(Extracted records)

___

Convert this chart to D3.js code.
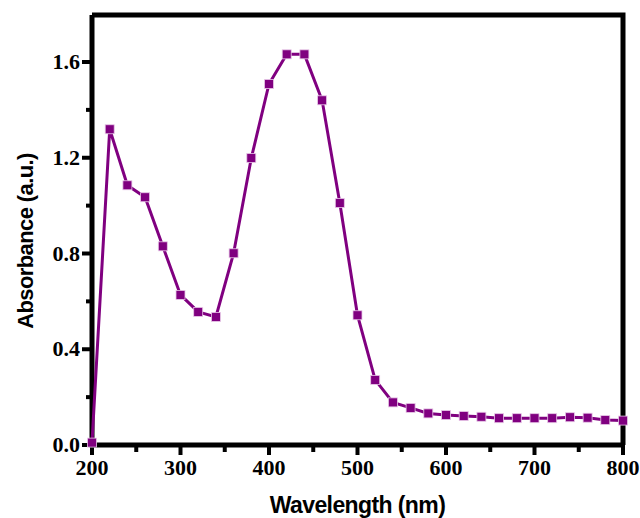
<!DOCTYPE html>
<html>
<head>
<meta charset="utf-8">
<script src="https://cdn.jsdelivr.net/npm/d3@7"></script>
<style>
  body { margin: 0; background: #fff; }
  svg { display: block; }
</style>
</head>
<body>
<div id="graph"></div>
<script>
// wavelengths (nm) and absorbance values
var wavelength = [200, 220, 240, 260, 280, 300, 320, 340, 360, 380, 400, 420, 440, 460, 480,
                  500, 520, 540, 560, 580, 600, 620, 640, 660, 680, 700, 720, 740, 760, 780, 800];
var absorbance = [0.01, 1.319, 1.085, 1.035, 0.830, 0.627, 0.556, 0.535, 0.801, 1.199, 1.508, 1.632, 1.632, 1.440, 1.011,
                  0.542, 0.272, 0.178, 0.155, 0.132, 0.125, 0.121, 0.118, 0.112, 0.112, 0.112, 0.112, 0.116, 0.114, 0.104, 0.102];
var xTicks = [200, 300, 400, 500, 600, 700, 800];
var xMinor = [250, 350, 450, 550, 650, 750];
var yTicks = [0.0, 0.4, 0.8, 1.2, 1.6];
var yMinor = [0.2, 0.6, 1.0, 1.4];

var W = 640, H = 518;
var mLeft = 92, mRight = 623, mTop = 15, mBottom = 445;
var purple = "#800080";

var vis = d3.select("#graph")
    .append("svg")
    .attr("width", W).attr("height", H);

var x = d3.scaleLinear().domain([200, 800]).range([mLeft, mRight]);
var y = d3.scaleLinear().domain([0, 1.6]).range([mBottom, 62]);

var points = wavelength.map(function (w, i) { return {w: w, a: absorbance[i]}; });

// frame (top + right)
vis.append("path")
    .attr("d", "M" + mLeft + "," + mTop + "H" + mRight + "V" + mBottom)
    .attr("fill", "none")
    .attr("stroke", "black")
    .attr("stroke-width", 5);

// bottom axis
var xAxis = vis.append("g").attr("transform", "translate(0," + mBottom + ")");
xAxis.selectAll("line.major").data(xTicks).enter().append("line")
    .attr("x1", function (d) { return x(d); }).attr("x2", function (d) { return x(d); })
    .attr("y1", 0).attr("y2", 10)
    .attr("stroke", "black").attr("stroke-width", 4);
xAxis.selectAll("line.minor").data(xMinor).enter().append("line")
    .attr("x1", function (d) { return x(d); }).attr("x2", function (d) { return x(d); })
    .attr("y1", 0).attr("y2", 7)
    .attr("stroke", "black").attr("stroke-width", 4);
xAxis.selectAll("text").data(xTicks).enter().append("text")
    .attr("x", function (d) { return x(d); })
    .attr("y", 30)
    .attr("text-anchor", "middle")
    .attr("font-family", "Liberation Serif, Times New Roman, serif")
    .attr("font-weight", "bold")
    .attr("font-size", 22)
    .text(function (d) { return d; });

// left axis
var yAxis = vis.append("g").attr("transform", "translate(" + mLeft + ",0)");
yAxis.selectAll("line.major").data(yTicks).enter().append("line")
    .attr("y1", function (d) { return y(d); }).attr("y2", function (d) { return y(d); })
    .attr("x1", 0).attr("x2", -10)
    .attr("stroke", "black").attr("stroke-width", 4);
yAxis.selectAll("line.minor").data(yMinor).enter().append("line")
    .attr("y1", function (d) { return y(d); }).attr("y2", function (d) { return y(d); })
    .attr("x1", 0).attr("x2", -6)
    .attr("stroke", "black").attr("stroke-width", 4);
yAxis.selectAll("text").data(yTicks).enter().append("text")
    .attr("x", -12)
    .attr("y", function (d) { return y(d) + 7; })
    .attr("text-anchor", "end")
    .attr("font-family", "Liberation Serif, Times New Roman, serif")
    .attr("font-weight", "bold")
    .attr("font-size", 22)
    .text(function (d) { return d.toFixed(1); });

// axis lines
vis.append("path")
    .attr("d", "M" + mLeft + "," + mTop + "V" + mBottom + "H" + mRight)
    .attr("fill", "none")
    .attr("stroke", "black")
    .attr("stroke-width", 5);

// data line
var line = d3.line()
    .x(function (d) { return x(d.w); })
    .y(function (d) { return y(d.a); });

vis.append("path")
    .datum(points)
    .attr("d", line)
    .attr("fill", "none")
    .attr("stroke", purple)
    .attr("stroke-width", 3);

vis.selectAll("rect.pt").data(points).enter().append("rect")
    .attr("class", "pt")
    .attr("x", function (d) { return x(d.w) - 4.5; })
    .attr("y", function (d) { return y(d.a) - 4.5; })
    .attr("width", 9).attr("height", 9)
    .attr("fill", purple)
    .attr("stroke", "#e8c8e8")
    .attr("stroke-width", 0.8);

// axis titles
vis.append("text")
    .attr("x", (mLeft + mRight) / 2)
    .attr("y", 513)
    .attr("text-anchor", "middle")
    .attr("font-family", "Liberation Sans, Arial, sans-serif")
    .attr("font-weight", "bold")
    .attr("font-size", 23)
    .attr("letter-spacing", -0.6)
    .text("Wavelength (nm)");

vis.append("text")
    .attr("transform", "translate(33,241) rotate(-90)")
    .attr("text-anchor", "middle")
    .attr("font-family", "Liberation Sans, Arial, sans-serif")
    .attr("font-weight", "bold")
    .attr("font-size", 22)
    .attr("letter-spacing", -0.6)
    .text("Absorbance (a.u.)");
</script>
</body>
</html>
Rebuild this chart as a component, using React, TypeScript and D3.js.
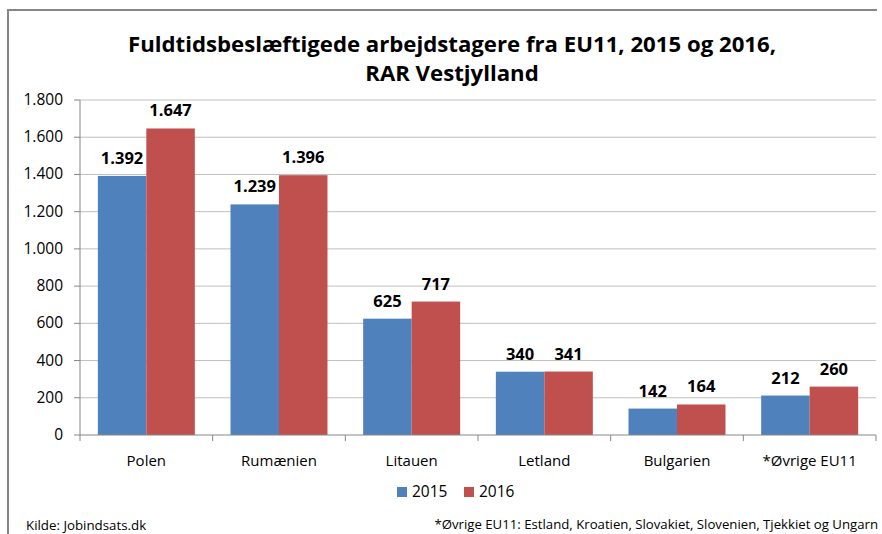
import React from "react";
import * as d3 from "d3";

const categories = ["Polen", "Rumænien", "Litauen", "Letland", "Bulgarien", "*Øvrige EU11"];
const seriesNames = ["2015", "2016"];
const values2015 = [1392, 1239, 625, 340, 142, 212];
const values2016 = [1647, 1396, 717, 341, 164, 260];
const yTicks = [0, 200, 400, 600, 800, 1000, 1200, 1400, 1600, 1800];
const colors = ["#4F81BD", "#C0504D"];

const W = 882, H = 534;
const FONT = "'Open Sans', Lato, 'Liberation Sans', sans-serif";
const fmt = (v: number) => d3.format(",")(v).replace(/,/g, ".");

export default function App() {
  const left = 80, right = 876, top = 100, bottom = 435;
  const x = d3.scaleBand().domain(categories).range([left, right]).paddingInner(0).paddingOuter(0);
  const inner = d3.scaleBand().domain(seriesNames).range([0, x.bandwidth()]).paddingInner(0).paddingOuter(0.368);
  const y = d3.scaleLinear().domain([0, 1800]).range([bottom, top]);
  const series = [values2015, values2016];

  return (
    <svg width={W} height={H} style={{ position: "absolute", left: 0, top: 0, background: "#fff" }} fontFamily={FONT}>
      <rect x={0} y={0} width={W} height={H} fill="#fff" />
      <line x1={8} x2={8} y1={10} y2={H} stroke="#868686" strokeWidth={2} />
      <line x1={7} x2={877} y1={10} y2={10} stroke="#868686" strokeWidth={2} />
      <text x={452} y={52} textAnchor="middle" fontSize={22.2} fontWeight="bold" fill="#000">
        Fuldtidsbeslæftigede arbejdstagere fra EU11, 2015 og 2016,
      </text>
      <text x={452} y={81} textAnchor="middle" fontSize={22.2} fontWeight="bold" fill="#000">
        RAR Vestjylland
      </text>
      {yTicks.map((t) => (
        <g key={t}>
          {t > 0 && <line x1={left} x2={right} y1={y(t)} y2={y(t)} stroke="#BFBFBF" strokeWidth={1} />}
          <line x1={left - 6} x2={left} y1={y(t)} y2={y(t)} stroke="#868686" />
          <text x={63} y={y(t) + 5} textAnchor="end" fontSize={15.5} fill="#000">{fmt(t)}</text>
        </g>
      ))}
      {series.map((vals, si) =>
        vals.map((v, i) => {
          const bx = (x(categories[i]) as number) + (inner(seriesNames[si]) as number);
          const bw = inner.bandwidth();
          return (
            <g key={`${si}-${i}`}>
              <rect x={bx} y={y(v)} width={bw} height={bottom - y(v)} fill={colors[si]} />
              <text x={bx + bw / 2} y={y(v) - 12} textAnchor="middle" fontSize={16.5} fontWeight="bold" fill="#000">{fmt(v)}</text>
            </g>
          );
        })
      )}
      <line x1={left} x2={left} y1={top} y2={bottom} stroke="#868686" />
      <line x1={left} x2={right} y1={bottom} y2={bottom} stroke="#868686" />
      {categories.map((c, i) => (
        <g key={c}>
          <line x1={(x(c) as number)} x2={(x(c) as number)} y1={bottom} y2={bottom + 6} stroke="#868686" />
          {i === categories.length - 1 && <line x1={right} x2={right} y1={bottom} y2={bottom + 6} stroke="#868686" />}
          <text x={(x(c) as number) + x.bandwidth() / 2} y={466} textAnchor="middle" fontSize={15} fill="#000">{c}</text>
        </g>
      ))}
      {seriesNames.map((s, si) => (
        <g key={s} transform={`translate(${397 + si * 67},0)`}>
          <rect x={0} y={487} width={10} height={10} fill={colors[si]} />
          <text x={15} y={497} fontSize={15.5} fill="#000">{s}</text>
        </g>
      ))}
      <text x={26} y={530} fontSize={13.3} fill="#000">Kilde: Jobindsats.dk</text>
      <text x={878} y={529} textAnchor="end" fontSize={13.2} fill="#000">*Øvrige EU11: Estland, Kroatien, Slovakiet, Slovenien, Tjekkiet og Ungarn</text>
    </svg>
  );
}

___

### SHORT TASK
Start at the line above containing "Rebuild this chart" and stop at the line containing "const fmt = (v: number)": print those lines and everything between them exactly, but not the pictures.

### FINAL RESULT
Rebuild this chart as a component, using React, TypeScript and D3.js.
import React from "react";
import * as d3 from "d3";

const categories = ["Polen", "Rumænien", "Litauen", "Letland", "Bulgarien", "*Øvrige EU11"];
const seriesNames = ["2015", "2016"];
const values2015 = [1392, 1239, 625, 340, 142, 212];
const values2016 = [1647, 1396, 717, 341, 164, 260];
const yTicks = [0, 200, 400, 600, 800, 1000, 1200, 1400, 1600, 1800];
const colors = ["#4F81BD", "#C0504D"];

const W = 882, H = 534;
const FONT = "'Open Sans', Lato, 'Liberation Sans', sans-serif";
const fmt = (v: number) => d3.format(",")(v).replace(/,/g, ".");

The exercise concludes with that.